One Wave co-founder Grant Trebilco told The Huffington Post Australia the organisation's aim is to let people know it's okay to not be okay.

"We were so proud of the community that showed up," Trebilco said.

"[Thursday morning] showed by rallying together we have the power to start a much needed conversation and together smash the stigma."

The powerful question R U OK? was also spelt out across eight beaches around the country including Noosa, Manly, Wollongong, Byron Bay, Moffatt Beach and Crescent Head.

A paddle out for a good cause.

Bondi's famous Icebergs swimming pool was also donning a huge R U OK? sign.
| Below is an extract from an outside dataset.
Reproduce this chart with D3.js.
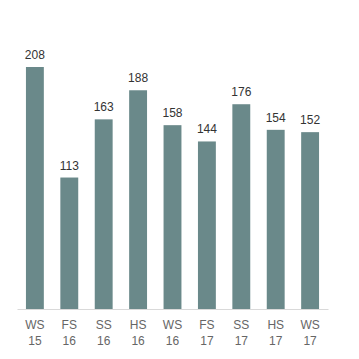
<!DOCTYPE html>
<html><head><meta charset="utf-8">
<script src="https://cdn.jsdelivr.net/npm/d3@7"></script>
<style>body{margin:0;background:#fff}svg{display:block}</style>
</head><body>
<script>
const categories = ["WS 15","FS 16","SS 16","HS 16","WS 16","FS 17","SS 17","HS 17","WS 17"];
const values = [208,113,163,188,158,144,176,154,152];

const W = 359, H = 359;
const svg = d3.select("body").append("svg").attr("width", W).attr("height", H);
const x = d3.scaleBand().domain(categories).range([17, 328]).paddingInner(0.48).paddingOuter(0.26);
const y = d3.scaleLinear().domain([0, 208]).range([309, 67]);

svg.selectAll("rect.bar").data(values).enter().append("rect")
  .attr("x", (d,i) => x(categories[i]))
  .attr("width", x.bandwidth())
  .attr("y", d => y(d))
  .attr("height", d => y(0) - y(d))
  .attr("fill", "#6a898a");

svg.selectAll("text.val").data(values).enter().append("text")
  .attr("x", (d,i) => x(categories[i]) + x.bandwidth()/2)
  .attr("y", d => y(d) - 8)
  .attr("text-anchor", "middle")
  .attr("font-family", "Liberation Sans, Arial, sans-serif")
  .attr("font-size", 12)
  .attr("fill", "#333")
  .text(d => d);

const axis = d3.axisBottom(x).tickSize(0).tickPadding(0);
const g = svg.append("g").attr("transform", `translate(0,${y(0)})`).call(axis);
g.select(".domain").attr("stroke", "#d9d9d9").attr("stroke-width", 1);
g.selectAll(".tick text").remove();
g.selectAll(".tick").each(function(d){
  const parts = d.split(" ");
  const t = d3.select(this).append("text")
    .attr("text-anchor", "middle")
    .attr("font-family", "Liberation Sans, Arial, sans-serif")
    .attr("font-size", 12)
    .attr("fill", "#666");
  t.append("tspan").attr("x", 0).attr("y", 20).text(parts[0]);
  t.append("tspan").attr("x", 0).attr("y", 36).text(parts[1]);
});
</script>
</body></html>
You can check out the incredible footage of Bondi on Thursday morning here:

If you're wondering why we're still talking about this days later, take note. This is a little reminder we should be having this conversation everyday. And if no one has asked you, but you need a hand, a shoulder to cry on or just an ear to hear you out for an hour, reach out.

If hundreds of thousands of Aussies got involved on Thursday, there's bound to be a few around today.